How to explicitly declare that a struct implements an interface in Go

One of the things I love about Go and find to be a strong supporter of serendipitous interface standardization is Go’s implicitly declared interfaces.

However, there are times you really, really want to explicitly declare an interface, such as when you have a larger interface and you want your IDE and/or the compiler to tell you when you are not implementing it correctly.

This was my situation when I was brand new to go and given the fact that go did not have an implement keyword or similar I just assumed that you could not explicitly declare an interface.

So I did what any frustrated developer would do and I blogged to request a new language feature[1]. And lo-and-behold, someone explained that which google had failed me. And so I am blogging about it today in hopes that other Go-newbies won’t miss this wonderful technique.

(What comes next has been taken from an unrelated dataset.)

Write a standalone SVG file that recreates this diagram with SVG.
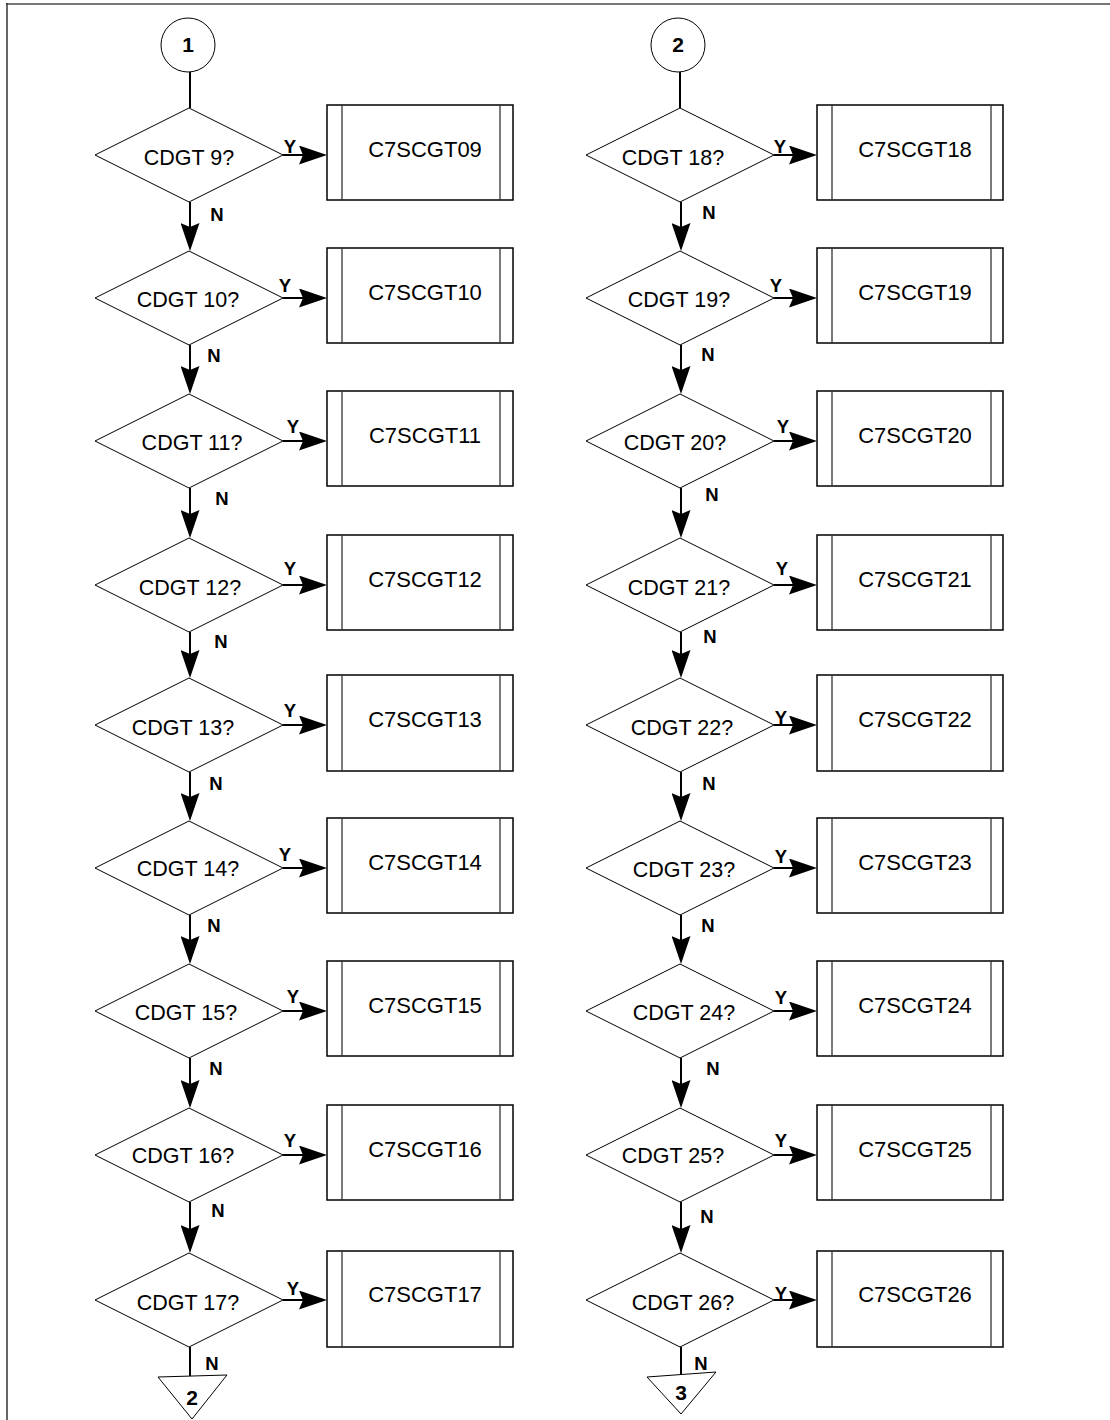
<svg xmlns="http://www.w3.org/2000/svg" width="1110" height="1420" viewBox="0 0 1110 1420">
<style>
.bg{fill:#ffffff}
.dia{fill:#ffffff;stroke:#000;stroke-width:1}
.box{fill:#ffffff;stroke:#000;stroke-width:1.5}
.inner{stroke:#333;stroke-width:1.3}
.term{fill:#ffffff;stroke:#000;stroke-width:1}
.conn{stroke:#000;stroke-width:2;fill:none}
.t{font-family:"Liberation Sans",Arial,sans-serif;font-size:21.5px;fill:#000;text-anchor:middle}
.bt{font-family:"Liberation Sans",Arial,sans-serif;font-size:22px;fill:#000;text-anchor:middle}
.lbl{font-family:"Liberation Sans",Arial,sans-serif;font-size:18.5px;font-weight:bold;fill:#000;text-anchor:middle}
.num{font-family:"Liberation Sans",Arial,sans-serif;font-size:21px;font-weight:bold;fill:#000;text-anchor:middle}
</style>
<defs>
<marker id="ah" viewBox="0 0 28 19" refX="22" refY="9.5" markerWidth="28" markerHeight="19" markerUnits="userSpaceOnUse" orient="auto">
<path d="M0,0 L28,9.5 L0,19 L4,9.5 Z" fill="#000"/>
</marker>
</defs>
<rect class="bg" x="0" y="0" width="1110" height="1420"/>
<g id="frame">
<line x1="6" y1="4" x2="1110" y2="4" stroke="#777" stroke-width="2"/>
<line x1="7" y1="3" x2="7" y2="1420" stroke="#333" stroke-width="1.5"/>
</g>

<g id="connectors">
<line class="conn" x1="190" y1="72" x2="190" y2="108"/>
<line class="conn" x1="283" y1="155" x2="321" y2="155" marker-end="url(#ah)"/>
<line class="conn" x1="190" y1="202" x2="190" y2="245" marker-end="url(#ah)"/>
<line class="conn" x1="283" y1="298" x2="321" y2="298" marker-end="url(#ah)"/>
<line class="conn" x1="190" y1="345" x2="190" y2="388" marker-end="url(#ah)"/>
<line class="conn" x1="283" y1="441" x2="321" y2="441" marker-end="url(#ah)"/>
<line class="conn" x1="190" y1="488" x2="190" y2="532" marker-end="url(#ah)"/>
<line class="conn" x1="283" y1="585" x2="321" y2="585" marker-end="url(#ah)"/>
<line class="conn" x1="190" y1="632" x2="190" y2="672" marker-end="url(#ah)"/>
<line class="conn" x1="283" y1="725" x2="321" y2="725" marker-end="url(#ah)"/>
<line class="conn" x1="190" y1="772" x2="190" y2="815" marker-end="url(#ah)"/>
<line class="conn" x1="283" y1="868" x2="321" y2="868" marker-end="url(#ah)"/>
<line class="conn" x1="190" y1="915" x2="190" y2="958" marker-end="url(#ah)"/>
<line class="conn" x1="283" y1="1011" x2="321" y2="1011" marker-end="url(#ah)"/>
<line class="conn" x1="190" y1="1058" x2="190" y2="1102" marker-end="url(#ah)"/>
<line class="conn" x1="283" y1="1155" x2="321" y2="1155" marker-end="url(#ah)"/>
<line class="conn" x1="190" y1="1202" x2="190" y2="1247" marker-end="url(#ah)"/>
<line class="conn" x1="283" y1="1300" x2="321" y2="1300" marker-end="url(#ah)"/>
<line class="conn" x1="190" y1="1347" x2="190" y2="1380"/>
<line class="conn" x1="680" y1="72" x2="680" y2="108"/>
<line class="conn" x1="774" y1="155" x2="811" y2="155" marker-end="url(#ah)"/>
<line class="conn" x1="681" y1="202" x2="681" y2="245" marker-end="url(#ah)"/>
<line class="conn" x1="774" y1="298" x2="811" y2="298" marker-end="url(#ah)"/>
<line class="conn" x1="681" y1="345" x2="681" y2="388" marker-end="url(#ah)"/>
<line class="conn" x1="774" y1="441" x2="811" y2="441" marker-end="url(#ah)"/>
<line class="conn" x1="681" y1="488" x2="681" y2="532" marker-end="url(#ah)"/>
<line class="conn" x1="774" y1="585" x2="811" y2="585" marker-end="url(#ah)"/>
<line class="conn" x1="681" y1="632" x2="681" y2="672" marker-end="url(#ah)"/>
<line class="conn" x1="774" y1="725" x2="811" y2="725" marker-end="url(#ah)"/>
<line class="conn" x1="681" y1="772" x2="681" y2="815" marker-end="url(#ah)"/>
<line class="conn" x1="774" y1="868" x2="811" y2="868" marker-end="url(#ah)"/>
<line class="conn" x1="681" y1="915" x2="681" y2="958" marker-end="url(#ah)"/>
<line class="conn" x1="774" y1="1011" x2="811" y2="1011" marker-end="url(#ah)"/>
<line class="conn" x1="681" y1="1058" x2="681" y2="1102" marker-end="url(#ah)"/>
<line class="conn" x1="774" y1="1155" x2="811" y2="1155" marker-end="url(#ah)"/>
<line class="conn" x1="681" y1="1202" x2="681" y2="1247" marker-end="url(#ah)"/>
<line class="conn" x1="774" y1="1300" x2="811" y2="1300" marker-end="url(#ah)"/>
<line class="conn" x1="681" y1="1347" x2="681" y2="1378"/>
<text class="lbl" x="290" y="153">Y</text>
<text class="lbl" x="285" y="292">Y</text>
<text class="lbl" x="293" y="433">Y</text>
<text class="lbl" x="290" y="575">Y</text>
<text class="lbl" x="290" y="717">Y</text>
<text class="lbl" x="285" y="861">Y</text>
<text class="lbl" x="293" y="1003">Y</text>
<text class="lbl" x="290" y="1147">Y</text>
<text class="lbl" x="293" y="1295">Y</text>
<text class="lbl" x="217" y="221">N</text>
<text class="lbl" x="214" y="362">N</text>
<text class="lbl" x="222" y="505">N</text>
<text class="lbl" x="221" y="648">N</text>
<text class="lbl" x="216" y="790">N</text>
<text class="lbl" x="214" y="932">N</text>
<text class="lbl" x="216" y="1075">N</text>
<text class="lbl" x="218" y="1217">N</text>
<text class="lbl" x="212" y="1370">N</text>
<text class="lbl" x="780" y="153">Y</text>
<text class="lbl" x="776" y="292">Y</text>
<text class="lbl" x="783" y="433">Y</text>
<text class="lbl" x="782" y="575">Y</text>
<text class="lbl" x="781" y="724">Y</text>
<text class="lbl" x="781" y="863">Y</text>
<text class="lbl" x="781" y="1004">Y</text>
<text class="lbl" x="781" y="1147">Y</text>
<text class="lbl" x="781" y="1300">Y</text>
<text class="lbl" x="709" y="219">N</text>
<text class="lbl" x="708" y="361">N</text>
<text class="lbl" x="712" y="501">N</text>
<text class="lbl" x="710" y="643">N</text>
<text class="lbl" x="709" y="790">N</text>
<text class="lbl" x="708" y="932">N</text>
<text class="lbl" x="713" y="1075">N</text>
<text class="lbl" x="707" y="1223">N</text>
<text class="lbl" x="701" y="1370">N</text>
</g>

<g id="start1"><circle class="term" cx="188" cy="45" r="27"/><text class="num" x="188" y="52">1</text></g>
<g id="start2"><circle class="term" cx="678" cy="45" r="27"/><text class="num" x="678" y="52">2</text></g>

<g id="d9"><polygon class="dia" points="95,155 189,108 283,155 189,202"/><text class="t" x="189" y="165">CDGT 9?</text></g>
<g id="d10"><polygon class="dia" points="95,298 189,251 283,298 189,345"/><text class="t" x="188" y="307">CDGT 10?</text></g>
<g id="d11"><polygon class="dia" points="95,441 189,394 283,441 189,488"/><text class="t" x="192" y="450">CDGT 11?</text></g>
<g id="d12"><polygon class="dia" points="95,585 189,538 283,585 189,632"/><text class="t" x="190" y="595">CDGT 12?</text></g>
<g id="d13"><polygon class="dia" points="95,725 189,678 283,725 189,772"/><text class="t" x="183" y="735">CDGT 13?</text></g>
<g id="d14"><polygon class="dia" points="95,868 189,821 283,868 189,915"/><text class="t" x="188" y="876">CDGT 14?</text></g>
<g id="d15"><polygon class="dia" points="95,1011 189,964 283,1011 189,1058"/><text class="t" x="186" y="1020">CDGT 15?</text></g>
<g id="d16"><polygon class="dia" points="95,1155 189,1108 283,1155 189,1202"/><text class="t" x="183" y="1163">CDGT 16?</text></g>
<g id="d17"><polygon class="dia" points="95,1300 189,1253 283,1300 189,1347"/><text class="t" x="188" y="1310">CDGT 17?</text></g>

<g id="p09"><rect class="box" x="327" y="105" width="186" height="95"/><line class="inner" x1="342" y1="105" x2="342" y2="200"/><line class="inner" x1="500" y1="105" x2="500" y2="200"/><text class="bt" x="425" y="157">C7SCGT09</text></g>
<g id="p10"><rect class="box" x="327" y="248" width="186" height="95"/><line class="inner" x1="342" y1="248" x2="342" y2="343"/><line class="inner" x1="500" y1="248" x2="500" y2="343"/><text class="bt" x="425" y="300">C7SCGT10</text></g>
<g id="p11"><rect class="box" x="327" y="391" width="186" height="95"/><line class="inner" x1="342" y1="391" x2="342" y2="486"/><line class="inner" x1="500" y1="391" x2="500" y2="486"/><text class="bt" x="425" y="443">C7SCGT11</text></g>
<g id="p12"><rect class="box" x="327" y="535" width="186" height="95"/><line class="inner" x1="342" y1="535" x2="342" y2="630"/><line class="inner" x1="500" y1="535" x2="500" y2="630"/><text class="bt" x="425" y="587">C7SCGT12</text></g>
<g id="p13"><rect class="box" x="327" y="675" width="186" height="96"/><line class="inner" x1="342" y1="675" x2="342" y2="771"/><line class="inner" x1="500" y1="675" x2="500" y2="771"/><text class="bt" x="425" y="727">C7SCGT13</text></g>
<g id="p14"><rect class="box" x="327" y="818" width="186" height="95"/><line class="inner" x1="342" y1="818" x2="342" y2="913"/><line class="inner" x1="500" y1="818" x2="500" y2="913"/><text class="bt" x="425" y="870">C7SCGT14</text></g>
<g id="p15"><rect class="box" x="327" y="961" width="186" height="95"/><line class="inner" x1="342" y1="961" x2="342" y2="1056"/><line class="inner" x1="500" y1="961" x2="500" y2="1056"/><text class="bt" x="425" y="1013">C7SCGT15</text></g>
<g id="p16"><rect class="box" x="327" y="1105" width="186" height="95"/><line class="inner" x1="342" y1="1105" x2="342" y2="1200"/><line class="inner" x1="500" y1="1105" x2="500" y2="1200"/><text class="bt" x="425" y="1157">C7SCGT16</text></g>
<g id="p17"><rect class="box" x="327" y="1251" width="186" height="96"/><line class="inner" x1="342" y1="1251" x2="342" y2="1347"/><line class="inner" x1="500" y1="1251" x2="500" y2="1347"/><text class="bt" x="425" y="1302">C7SCGT17</text></g>

<g id="d18"><polygon class="dia" points="586,155 680,108 774,155 680,202"/><text class="t" x="673" y="165">CDGT 18?</text></g>
<g id="d19"><polygon class="dia" points="586,298 680,251 774,298 680,345"/><text class="t" x="679" y="307">CDGT 19?</text></g>
<g id="d20"><polygon class="dia" points="586,441 680,394 774,441 680,488"/><text class="t" x="675" y="450">CDGT 20?</text></g>
<g id="d21"><polygon class="dia" points="586,585 680,538 774,585 680,632"/><text class="t" x="679" y="595">CDGT 21?</text></g>
<g id="d22"><polygon class="dia" points="586,725 680,678 774,725 680,772"/><text class="t" x="682" y="735">CDGT 22?</text></g>
<g id="d23"><polygon class="dia" points="586,868 680,821 774,868 680,915"/><text class="t" x="684" y="877">CDGT 23?</text></g>
<g id="d24"><polygon class="dia" points="586,1011 680,964 774,1011 680,1058"/><text class="t" x="684" y="1020">CDGT 24?</text></g>
<g id="d25"><polygon class="dia" points="586,1155 680,1108 774,1155 680,1202"/><text class="t" x="673" y="1163">CDGT 25?</text></g>
<g id="d26"><polygon class="dia" points="586,1300 680,1253 774,1300 680,1347"/><text class="t" x="683" y="1310">CDGT 26?</text></g>

<g id="p18"><rect class="box" x="817" y="105" width="186" height="95"/><line class="inner" x1="832" y1="105" x2="832" y2="200"/><line class="inner" x1="991" y1="105" x2="991" y2="200"/><text class="bt" x="915" y="157">C7SCGT18</text></g>
<g id="p19"><rect class="box" x="817" y="248" width="186" height="95"/><line class="inner" x1="832" y1="248" x2="832" y2="343"/><line class="inner" x1="991" y1="248" x2="991" y2="343"/><text class="bt" x="915" y="300">C7SCGT19</text></g>
<g id="p20"><rect class="box" x="817" y="391" width="186" height="95"/><line class="inner" x1="832" y1="391" x2="832" y2="486"/><line class="inner" x1="991" y1="391" x2="991" y2="486"/><text class="bt" x="915" y="443">C7SCGT20</text></g>
<g id="p21"><rect class="box" x="817" y="535" width="186" height="95"/><line class="inner" x1="832" y1="535" x2="832" y2="630"/><line class="inner" x1="991" y1="535" x2="991" y2="630"/><text class="bt" x="915" y="587">C7SCGT21</text></g>
<g id="p22"><rect class="box" x="817" y="675" width="186" height="96"/><line class="inner" x1="832" y1="675" x2="832" y2="771"/><line class="inner" x1="991" y1="675" x2="991" y2="771"/><text class="bt" x="915" y="727">C7SCGT22</text></g>
<g id="p23"><rect class="box" x="817" y="818" width="186" height="95"/><line class="inner" x1="832" y1="818" x2="832" y2="913"/><line class="inner" x1="991" y1="818" x2="991" y2="913"/><text class="bt" x="915" y="870">C7SCGT23</text></g>
<g id="p24"><rect class="box" x="817" y="961" width="186" height="95"/><line class="inner" x1="832" y1="961" x2="832" y2="1056"/><line class="inner" x1="991" y1="961" x2="991" y2="1056"/><text class="bt" x="915" y="1013">C7SCGT24</text></g>
<g id="p25"><rect class="box" x="817" y="1105" width="186" height="95"/><line class="inner" x1="832" y1="1105" x2="832" y2="1200"/><line class="inner" x1="991" y1="1105" x2="991" y2="1200"/><text class="bt" x="915" y="1157">C7SCGT25</text></g>
<g id="p26"><rect class="box" x="817" y="1251" width="186" height="96"/><line class="inner" x1="832" y1="1251" x2="832" y2="1347"/><line class="inner" x1="991" y1="1251" x2="991" y2="1347"/><text class="bt" x="915" y="1302">C7SCGT26</text></g>

<g id="off2"><polygon class="term" points="158,1377 227,1375 192,1419"/><text class="num" x="192" y="1405">2</text></g>
<g id="off3"><polygon class="term" points="647,1377 716,1372 681,1414"/><text class="num" x="681" y="1400">3</text></g>
</svg>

Simply put, define a variable using the blank identifier of the type of your interface, and then assign a nil pointer of your struct’s type to that blank variable, and voila, you now have explicitly defined your that your struct implements your interface:

var _ Gearboxer = (*Gearbox)(nil)

type Gearboxer interface {
Start(BoxArgs) error
Stop(BoxArgs) error
...
}
type Gearbox struct {
Config Config
Api api.Api
...
}
func (me *Gearbox) Start(args BoxArgs) error {
...
}
func (me *Gearbox) Stop(args BoxArgs) error {
...
}
...

[1] Actually, my feature request was more than just explicit interface declarations, but it was during that discussion that I learned how to declare them.)